Les évolutions géostratégiques…
Dans un contexte marqué par l’antagonisme des deux superpuissances et par les séquelles de la décolonisation, la France s’est forgée une politique de défense originale qui reposait sur deux principes : l’autonomie des forces qui doivent en toutes circonstances sauvegarder notre liberté d’appréciation et de décision, ce qui n’exclut pas la solidarité avec nos alliés ; le souci de préserver la paix, qui n’écarte pas l’emploi de la force. En application de ces principes, notre stratégie générale est fondée, depuis vingt-cinq ans, sur le couple dissuasion-action.
Avec l’implosion du système soviétique, le modérateur que semblait constituer le blocage mutuel Est-Ouest a disparu et les crises se multiplient. La fin de la compétition entre les deux blocs favorisant aussi la prolifération des armements, la France et ses alliés risquent d’être confrontés à des États équipés de forces non conventionnelles redoutables. La seconde guerre du Golfe a peut-être préfiguré les désordres qui demain mettront en péril la paix du monde, et l’on peut se demander si la situation yougoslave est un cas isolé ou si elle annonce d’autres crises en Europe centrale et balkanique.
… Et leurs conséquences sur la stratégie générale…
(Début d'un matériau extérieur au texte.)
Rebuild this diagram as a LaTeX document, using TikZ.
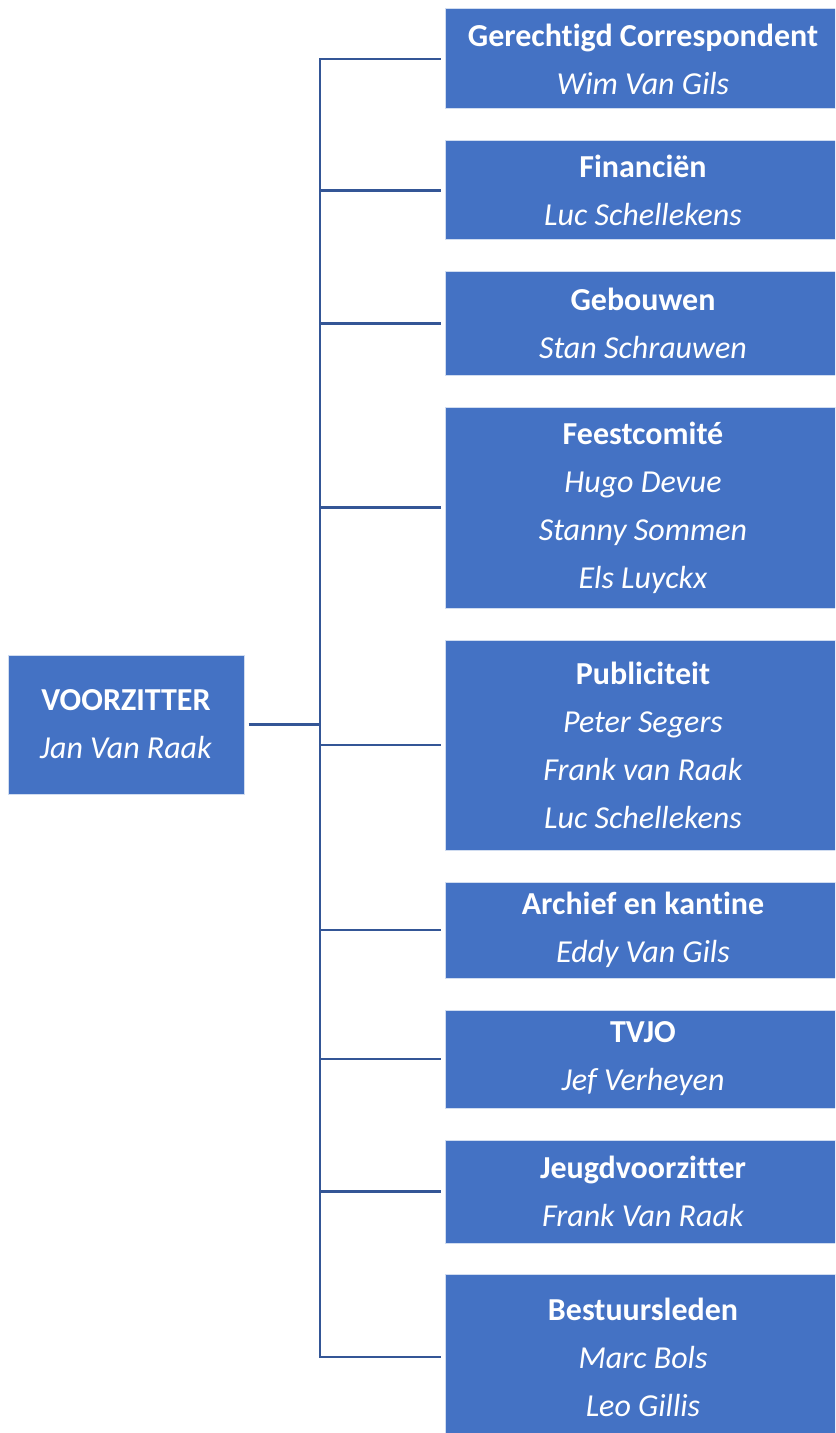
\documentclass[tikz,border=0pt]{standalone}
\usepackage{fontspec}
\setmainfont{Carlito}[Ligatures=NoCommon]
\definecolor{boxblue}{RGB}{68,114,196}
\definecolor{lineblue}{RGB}{52,86,150}

\begin{document}
\begin{tikzpicture}[x=0.5pt, y=-0.5pt,
    post/.style={fill=boxblue, draw=white!75!boxblue, line width=0.5pt,
        text=white, align=center, inner sep=0pt,
        font=\fontsize{16}{24}\selectfont},
    link/.style={lineblue, line width=1.3pt}]
    \useasboundingbox (0,0) rectangle (835,1433);
    \clip (0,0) rectangle (835,1433);
    % The chairman on the left.
        \node[post, minimum width=118pt, minimum height=69.5pt] (vz) at (126,724.5)
            {\textbf{VOORZITTER}\\ \textit{Jan Van Raak}};
    % Below nodes are the boxes on the right.
        \node[post, minimum width=198pt, minimum height=50pt] (gc) at (643,59)
            {\textbf{Gerechtigd Correspondent}\\ \textit{Wim Van Gils}};
        \node[post, minimum width=198pt, minimum height=49.5pt] (fin) at (643,190.5)
            {\textbf{Financiën}\\ \textit{Luc Schellekens}};
        \node[post, minimum width=198pt, minimum height=51.5pt] (geb) at (643,323.5)
            {\textbf{Gebouwen}\\ \textit{Stan Schrauwen}};
        \node[post, minimum width=198pt, minimum height=100.5pt] (fc) at (643,507.5)
            {\textbf{Feestcomité}\\ \textit{Hugo Devue}\\ \textit{Stanny Sommen}\\ \textit{Els Luyckx}};
        \node[post, minimum width=198pt, minimum height=105pt] (pub) at (643,745)
            {\textbf{Publiciteit}\\ \textit{Peter Segers}\\ \textit{Frank van Raak}\\ \textit{Luc Schellekens}};
        \node[post, minimum width=198pt, minimum height=48pt] (ak) at (643,930)
            {\textbf{Archief en kantine}\\ \textit{Eddy Van Gils}};
        \node[post, minimum width=198pt, minimum height=49pt] (tvjo) at (643,1059)
            {\textbf{TVJO}\\ \textit{Jef Verheyen}};
        \node[post, minimum width=198pt, minimum height=51.5pt] (jv) at (643,1191.5)
            {\textbf{Jeugdvoorzitter}\\ \textit{Frank Van Raak}};
        \node[post, minimum width=198pt, minimum height=83pt] (bl) at (643,1357)
            {\textbf{Bestuursleden}\\ \textit{Marc Bols}\\ \textit{Leo Gillis}};
    % This draws the connectors.
        \coordinate (trunk) at (320,0);
        \draw[link, shorten <=2pt] (vz.east) -- (trunk |- vz.east);
        \draw[link, line cap=rect] (trunk |- gc) -- (trunk |- bl);
        \draw[link, shorten >=2pt] (trunk |- gc) -- (gc.west);
        \draw[link, shorten >=2pt] (trunk |- fin) -- (fin.west);
        \draw[link, shorten >=2pt] (trunk |- geb) -- (geb.west);
        \draw[link, shorten >=2pt] (trunk |- fc) -- (fc.west);
        \draw[link, shorten >=2pt] (trunk |- pub) -- (pub.west);
        \draw[link, shorten >=2pt] (trunk |- ak) -- (ak.west);
        \draw[link, shorten >=2pt] (trunk |- tvjo) -- (tvjo.west);
        \draw[link, shorten >=2pt] (trunk |- jv) -- (jv.west);
        \draw[link, shorten >=2pt] (trunk |- bl) -- (bl.west);
\end{tikzpicture}
\end{document}
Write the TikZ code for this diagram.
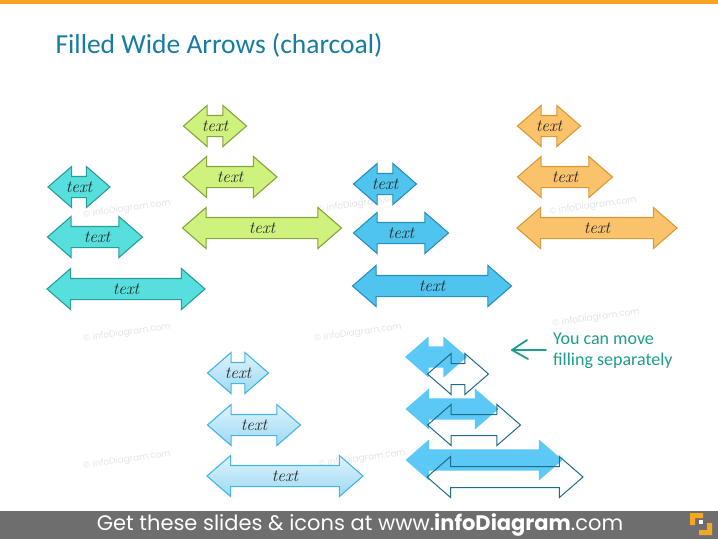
\documentclass[tikz,border=0pt]{standalone}
\usepackage{fontspec}
\usetikzlibrary{shapes.arrows}
\newfontfamily\carlito{Carlito}
\newfontfamily\poppins{Poppins}

\definecolor{tealfill}{HTML}{56DFDC}
\definecolor{tealline}{HTML}{2A9D9B}
\definecolor{greenfill}{HTML}{CFF27F}
\definecolor{greenline}{HTML}{86A53A}
\definecolor{bluefill}{HTML}{4EC4EF}
\definecolor{blueline}{HTML}{2B8FBC}
\definecolor{orangefill}{HTML}{FAC26A}
\definecolor{orangeline}{HTML}{D99A35}
\definecolor{lbluetop}{HTML}{DDF3FC}
\definecolor{lbluebot}{HTML}{9DD9F3}
\definecolor{lblueline}{HTML}{45B5E5}
\definecolor{movefill}{HTML}{5BC8F5}
\definecolor{moveline}{HTML}{1D6C8C}
\definecolor{notecol}{HTML}{1E9C8C}
\definecolor{titlecol}{HTML}{167CA2}
\definecolor{bargray}{HTML}{6E6E6E}
\definecolor{barorange}{HTML}{F6A623}
\definecolor{wmgray}{HTML}{E4E4E4}

\tikzset{
  warrow/.style={double arrow, double arrow tip angle=82,
    double arrow head extend=10pt, minimum width=40pt,
    inner xsep=0pt, inner ysep=10pt, line width=1.1pt},
  tealarrow/.style={warrow, fill=tealfill, draw=tealline},
  greenarrow/.style={warrow, fill=greenfill, draw=greenline},
  bluearrow/.style={warrow, fill=bluefill, draw=blueline},
  orangearrow/.style={warrow, fill=orangefill, draw=orangeline},
  lbluearrow/.style={warrow, top color=lbluetop, bottom color=lbluebot, draw=lblueline},
  fillarrow/.style={warrow, fill=movefill, draw=none},
  linearrow/.style={warrow, draw=moveline, line width=1pt},
  lbl/.style={font=\fontsize{17}{17}\selectfont\itshape, text=black!85},
  wmark/.style={font=\fontsize{9}{9}\selectfont\poppins, text=wmgray, rotate=8},
}

\begin{document}
\begin{tikzpicture}[x=1pt, y=-1pt]
  \useasboundingbox (0,0) rectangle (718,539);

  % Frame
  \fill[barorange] (0,0) rectangle (718,4);
  \fill[bargray] (0,511) rectangle (718,539);
  \node[anchor=west, font=\carlito\fontsize{27.5}{27.5}\selectfont, text=titlecol] (title) at (52,45) {Filled Wide Arrows (charcoal)};

  % Watermarks
  \node[wmark] (wm1) at (127,209) {\textcopyright\ infoDiagram.com};
  \node[wmark] (wm2) at (361,204) {\textcopyright\ infoDiagram.com};
  \node[wmark] (wm3) at (593,206) {\textcopyright\ infoDiagram.com};
  \node[wmark] (wm4) at (127,333) {\textcopyright\ infoDiagram.com};
  \node[wmark] (wm5) at (358,333) {\textcopyright\ infoDiagram.com};
  \node[wmark] (wm6) at (127,460) {\textcopyright\ infoDiagram.com};
  \node[wmark] (wm7) at (362,459) {\textcopyright\ infoDiagram.com};
  \node[wmark] (wm8) at (520,463) {\textcopyright\ infoDiagram.com};
  \node[wmark] (wm9) at (596,318) {\textcopyright\ infoDiagram.com};

  % Teal
  \node[tealarrow, minimum height=62pt] (teal1) at (79,187) {};
  \node[tealarrow, minimum height=95pt] (teal2) at (95,237) {};
  \node[tealarrow, minimum height=158pt] (teal3) at (126,289) {};
  \node[lbl] at (teal1) {text};
  \node[lbl] at ([xshift=2pt]teal2) {text};
  \node[lbl] at (teal3) {text};

  % Green
  \node[greenarrow, minimum height=63pt] (green1) at (215,126) {};
  \node[greenarrow, minimum height=94pt] (green2) at (230,177) {};
  \node[greenarrow, minimum height=159pt] (green3) at (262,228) {};
  \node[lbl] at (green1) {text};
  \node[lbl] at (green2) {text};
  \node[lbl] at (green3) {text};

  % Blue
  \node[bluearrow, minimum height=63pt] (blue1) at (385,184) {};
  \node[bluearrow, minimum height=95pt] (blue2) at (401,233) {};
  \node[bluearrow, minimum height=159pt] (blue3) at (432,286) {};
  \node[lbl] at (blue1) {text};
  \node[lbl] at (blue2) {text};
  \node[lbl] at (blue3) {text};

  % Orange
  \node[orangearrow, minimum height=63pt] (orange1) at (549,126) {};
  \node[orangearrow, minimum height=95pt] (orange2) at (565,177) {};
  \node[orangearrow, minimum height=160pt] (orange3) at (597,228) {};
  \node[lbl] at (orange1) {text};
  \node[lbl] at (orange2) {text};
  \node[lbl] at (orange3) {text};

  % Light blue
  \node[lbluearrow, minimum height=61pt] (lblue1) at (238,373) {};
  \node[lbluearrow, minimum height=93pt] (lblue2) at (254,425) {};
  \node[lbluearrow, minimum height=156pt] (lblue3) at (285,476) {};
  \node[lbl] at (lblue1) {text};
  \node[lbl] at (lblue2) {text};
  \node[lbl] at (lblue3) {text};

  % Filling and outline apart
  \node[fillarrow, minimum height=62pt] (fill1) at (436,357) {};
  \node[fillarrow, minimum height=93pt] (fill2) at (452,409) {};
  \node[fillarrow, minimum height=157pt] (fill3) at (484,460) {};
  \node[linearrow, minimum height=61pt] (line1) at (458,374) {};
  \node[linearrow, minimum height=93pt] (line2) at (474,425) {};
  \node[linearrow, minimum height=156pt] (line3) at (505,477) {};

  % Note
  \node[anchor=north west, align=left, inner sep=0pt, text=notecol,
    font=\carlito\fontsize{18}{21}\selectfont] (note) at (553,333) {You can move\\filling separately};
  \coordinate (tip) at (512,350);
  \draw[notecol, line width=1.8pt, line cap=round, line join=round]
    ([xshift=-7pt]note.west |- tip) -- (tip);
  \draw[notecol, line width=1.8pt, line cap=round, line join=round]
    (527,340) -- (tip) -- (528,359);

  % Footer
  \node[font=\poppins\fontsize{21}{21}\selectfont, text=white] (footer) at (360,525)
    {Get these slides \& icons at www.\textbf{infoDiagram}.com};
  \fill[barorange] (690,513) rectangle (703,518) (690,513) rectangle (695,525);
  \fill[barorange] (699,530) rectangle (712,535) (707,523) rectangle (712,535);
  \fill[white] (699,520) rectangle (703,524);
\end{tikzpicture}
\end{document}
La disparition de la menace soviétique et le risque de voir apparaître ici ou là des crises plus violentes ont tendance à modifier les priorités de notre stratégie nationale, sans les remettre profondément en cause.
La force de dissuasion nucléaire perdra sans doute une part de son importance actuelle ; elle devra toutefois se maintenir à un niveau suffisant pour dissuader une nouvelle posture agressive, au demeurant peu probable à court comme à moyen terme.
Quant à l’action, elle doit tenir compte d’un réseau d’interdépendance entre les États si dense et si complexe que notre sécurité ne s’entend plus qu’à l’échelle planétaire. Plus que jamais, il nous faudra prévenir et gérer les crises qui ne manqueront pas d’y naître.
Traduction maritime de cette stratégie générale rapidement évoquée, la stratégie navale continuera de s’exercer dans trois registres, auxquels correspondent trois systèmes de forces : la dissuasion nucléaire avec la force océanique stratégique, l’action à bas niveau qui exige des forces de présence et de maîtrise des espaces maritimes et dont le rôle essentiel est de rassurer les amis et d’inquiéter les ennemis, et l’action d’envergure menée par des forces d’intervention, articulées autour du porte-avions et de bâtiments de transport opérationnel, pour la projection de puissance et le combat classique.
Cette stratégie consistera donc toujours à se servir de l’irremplaçable espace de manœuvre stratégique que fournissent les océans, pour garantir la sécurité du territoire grâce à la dissuasion nucléaire et préserver l’ordre public international au moyen d’une double capacité de présence et d’intervention, dont l’efficacité sera amplifiée par les possibilités qu’ouvre l’espace.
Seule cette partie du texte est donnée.